Determined to shoot his shot, Encinas made his way to Tokyo that summer, where Miyazaki challenged him to produce a layout animation to be completed in the morning and critiqued in the afternoon. Encinas remembers Miyazaki muttering to himself as he flipped through the pages: “Okay, first part, yeah, might be okay…” Then he pulled out sheets of thin, nearly transparent yellow paper, the kind Japanese animators use for corrections, and began to doodle.

“As soon as Miyazaki started drawing, I started to understand the gap,” Encinas says. His Western animation education and his understanding of anatomy differed dramatically from what Miyazaki required. And the studio was already working on Princess Mononoke, their most ambitious project yet and one whose drawings were already splayed across the studio’s layout tables when he visited. “When I saw the quality of the drawing, I knew that I couldn’t get at that,” he says. “But they offered to train me under the supervision of the best animators they had.”

Such was the ethos at Studio Ghibli, a work culture that prioritized tutelage even during their most expensive and stressful production yet. Hand-drawn animation is laborious and iterative even in the most ideal of circumstances, but the Princess Mononoke production was a period of well-documented studio crunch, round-the-clock schedules, and deadline pressure. The company poured so much money and resources into the movie that Miyazaki has been quoted as saying he didn’t care if it bankrupted them. The staff knew it. “If Princess Mononoke didn’t work, Ghibli would’ve closed,” Encinas says.

Photo: Courtesy of David Encinas

Under those circumstances and with his unpracticed Japanese, hiring him as a full-fledged animator wasn’t going to happen. But a grunt job as an assistant handling in-betweens and clean-ups was within reach. He joined Princess Mononoke mid-production, in January 1997 and worked for the company for two years. His primary supervisor was Ken’ichi Konishi, a key animator on Mononoke who would check his regular exercises and who would himself “graduate” into the role of animation director on Ghibli’s next film My Neighbors the Yamadas. Once a week, he worked on still drawings with Yoshifumi Kondo, who was being trained as Miyazaki and Takahata’s successor, before his untimely death from an aortic dissection following years of overwork. And Yasuo Ōtsuka, who mentored several generations of Japanese animators including Miyazaki and Takahata, would come in once a week to assign short exercises to Encinas and his fellow studio newcomers — with group critiques and corrections at the end. Every artist, it seemed, was a work in progress, and getting so much feedback on every aspect of the animation helped him reorient his approach and career, from working at Ghibli to eventually teaching Japanese animation methods at Gobelins Paris.

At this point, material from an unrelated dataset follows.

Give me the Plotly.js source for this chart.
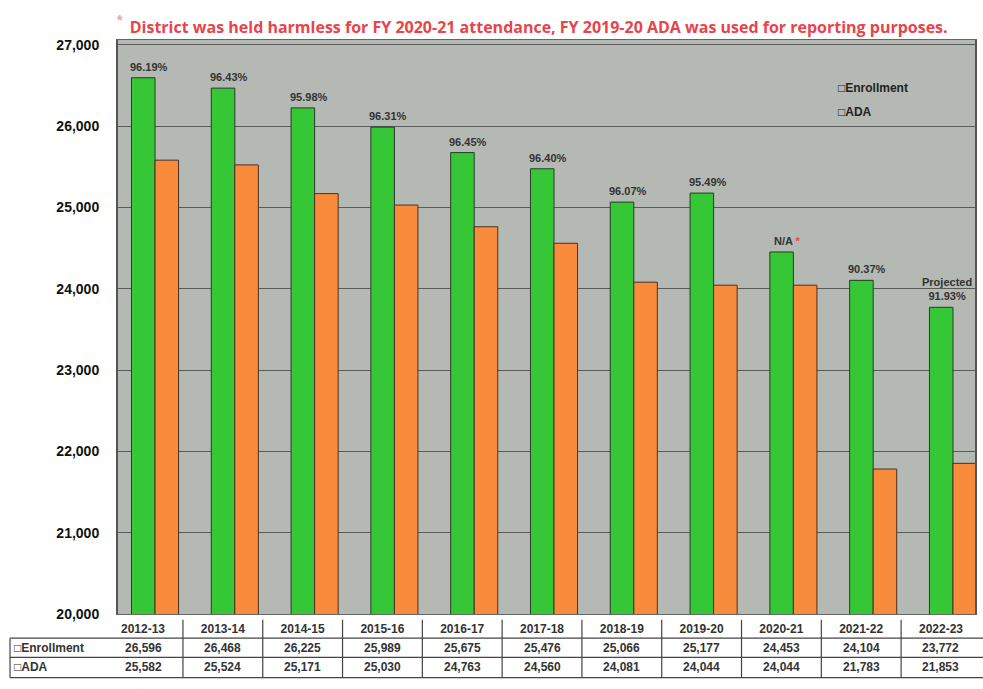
<!DOCTYPE html>
<html>
<head>
<meta charset="utf-8">
<script src="https://cdn.plot.ly/plotly-3.0.1.min.js"></script>
<style>html,body{margin:0;padding:0;background:#fff;}#chart{width:983px;height:689px;}</style>
</head>
<body>
<div id="chart"></div>
<script>
const categories = ["2012-13","2013-14","2014-15","2015-16","2016-17","2017-18","2018-19","2019-20","2020-21","2021-22","2022-23"];
const enrollment = [26596,26468,26225,25989,25675,25476,25066,25177,24453,24104,23772];
const ada = [25582,25524,25171,25030,24763,24560,24081,24044,24044,21783,21853];
const pctLabels = ["96.19%","96.43%","95.98%","96.31%","96.45%","96.40%","96.07%","95.49%","N/A <span style='color:#e8444a'>*</span>","90.37%","Projected<br>91.93%"];
const seriesNames = ["Enrollment","ADA"];
const titleText = "District was held harmless for FY 2020-21 attendance, FY 2019-20 ADA was used for reporting purposes.";
const yTicks = [20000,21000,22000,23000,24000,25000,26000,27000];

const fmt = v => v.toLocaleString("en-US");
const boldFont = "Liberation Sans, Arial, sans-serif";
const narrowFont = "Liberation Sans Narrow, Liberation Sans, Arial, sans-serif";

const traces = [
  {type:"bar", name:seriesNames[0], x:categories, y:enrollment,
   marker:{color:"#36c736", line:{color:"#2a3a2a", width:1}}, hoverinfo:"x+y"},
  {type:"bar", name:seriesNames[1], x:categories, y:ada,
   marker:{color:"#f98c3c", line:{color:"#4a3020", width:1}}, hoverinfo:"x+y"}
];

const annotations = [];
categories.forEach((c,i)=>{
  annotations.push({x:c, y:enrollment[i], xref:"x", yref:"y", text:"<b>"+pctLabels[i]+"</b>",
    showarrow:false, yanchor:"bottom", xshift:-6, yshift:3,
    font:{family:narrowFont, size:11, color:"#333"}});
});
categories.forEach((c,i)=>{
  annotations.push({x:c, y:-0.0598, xref:"x", yref:"paper", text:"<b>"+fmt(enrollment[i])+"</b>",
    showarrow:false, xshift:-12, yanchor:"middle", font:{family:boldFont, size:12, color:"#333"}});
  annotations.push({x:c, y:-0.093, xref:"x", yref:"paper", text:"<b>"+fmt(ada[i])+"</b>",
    showarrow:false, xshift:-12, yanchor:"middle", font:{family:boldFont, size:12, color:"#333"}});
});
annotations.push({x:-0.124, y:-0.0598, xref:"paper", yref:"paper", xanchor:"left", yanchor:"middle",
  text:"<b>□"+seriesNames[0]+"</b>", showarrow:false, font:{family:boldFont, size:12, color:"#333"}});
annotations.push({x:-0.124, y:-0.093, xref:"paper", yref:"paper", xanchor:"left", yanchor:"middle",
  text:"<b>□"+seriesNames[1]+"</b>", showarrow:false, font:{family:boldFont, size:12, color:"#333"}});
annotations.push({x:0.838, y:0.916, xref:"paper", yref:"paper", xanchor:"left", yanchor:"middle",
  text:"<b>□"+seriesNames[0]+"</b>", showarrow:false, font:{family:boldFont, size:12, color:"#222"}});
annotations.push({x:0.838, y:0.874, xref:"paper", yref:"paper", xanchor:"left", yanchor:"middle",
  text:"<b>□"+seriesNames[1]+"</b>", showarrow:false, font:{family:boldFont, size:12, color:"#222"}});
annotations.push({x:-0.004, y:1.035, xref:"paper", yref:"paper", xanchor:"left", yanchor:"middle",
  text:"<b>*</b>", showarrow:false, font:{family:boldFont, size:14, color:"#f0a0a0"}});

const shapes = [];
const lineStyle = {color:"#444", width:1.2};
[-0.0422,-0.0756,-0.1107].forEach(yv=>{
  shapes.push({type:"line", xref:"paper", yref:"paper", x0:-0.126, x1:1.02, y0:yv, y1:yv, line:lineStyle});
});
categories.forEach((c,i)=>{
  shapes.push({type:"line", xref:"x", yref:"paper", x0:i-0.65, x1:i-0.65, y0:-0.01, y1:-0.1107, line:lineStyle});
});
shapes.push({type:"line", xref:"paper", yref:"paper", x0:-0.126, x1:-0.126, y0:-0.0422, y1:-0.1107, line:lineStyle});

const layout = {
  width:983, height:689,
  margin:{l:118, r:8, t:40, b:75},
  paper_bgcolor:"#ffffff",
  plot_bgcolor:"#b4b9b4",
  showlegend:false,
  barmode:"group",
  bargap:0.41, bargroupgap:0,
  title:{text:"<b>"+titleText+"</b>", x:0.548, xref:"container", y:0.96, yref:"container",
    xanchor:"center", yanchor:"middle",
    font:{family:"Open Sans, Liberation Sans, sans-serif", size:16, color:"#e8444a"}},
  xaxis:{type:"category", range:[-0.464,10.276], showgrid:false,
    tickvals:categories, ticktext:categories.map(c=>"<b>"+c+"</b>"),
    showline:true, mirror:true, linecolor:"#666", linewidth:1,
    ticks:"", tickfont:{family:boldFont, size:12, color:"#333"},
    ticklabelshift:-12, ticklabelstandoff:4, fixedrange:true},
  yaxis:{range:[20000,27060], tickvals:yTicks, ticktext:yTicks.map(v=>"<b>"+fmt(v)+"</b>"),
    showgrid:true, gridcolor:"#5a5a5a", gridwidth:1,
    showline:true, mirror:true, linecolor:"#555", linewidth:2,
    ticks:"", ticklabelstandoff:14,
    tickfont:{family:boldFont, size:14, color:"#111"}, zeroline:false, fixedrange:true},
  annotations:annotations,
  shapes:shapes
};

Plotly.newPlot("chart", traces, layout, {displayModeBar:false, staticPlot:true});
</script>
</body>
</html>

“This is something that I really didn’t see at Disney, an animator teaching the assistant,” he says. While he doesn’t blame any animators for it, the culture in Western studios feels different and more specialized to him, sometimes to their detriment: “They’re doing their task, they don’t always know where it’s coming from and where it goes.” So does the scale. At studios like DreamWorks, departments might be housed in different buildings — one for VFX, one for layout, one for animation, and so forth — whereas “Princess Mononoke was done on one floor, with everybody in the same room, exchanging.” And everyone, even senior staff, would chip in on grunt work, whether it was an animation director donning white gloves to personally paint celluloid frames or key animators working on in-betweens and checking each other’s work. “I cannot conceive of seeing that in a big studio like Pixar,” Encinas says.

The brutally crunched production delivered Ghibli’s most violent film, but also one of its most optimistic. Princess Mononoke is about an individual who heals himself by venturing far from home and attempting to understand problems foreign to him, despite their challenges. “These guys, their time and experience, are very precious, so I’m very grateful,” Encinas says. “That time should have been used for the production of the movie and not to train a young guy like me. That meant a lot.”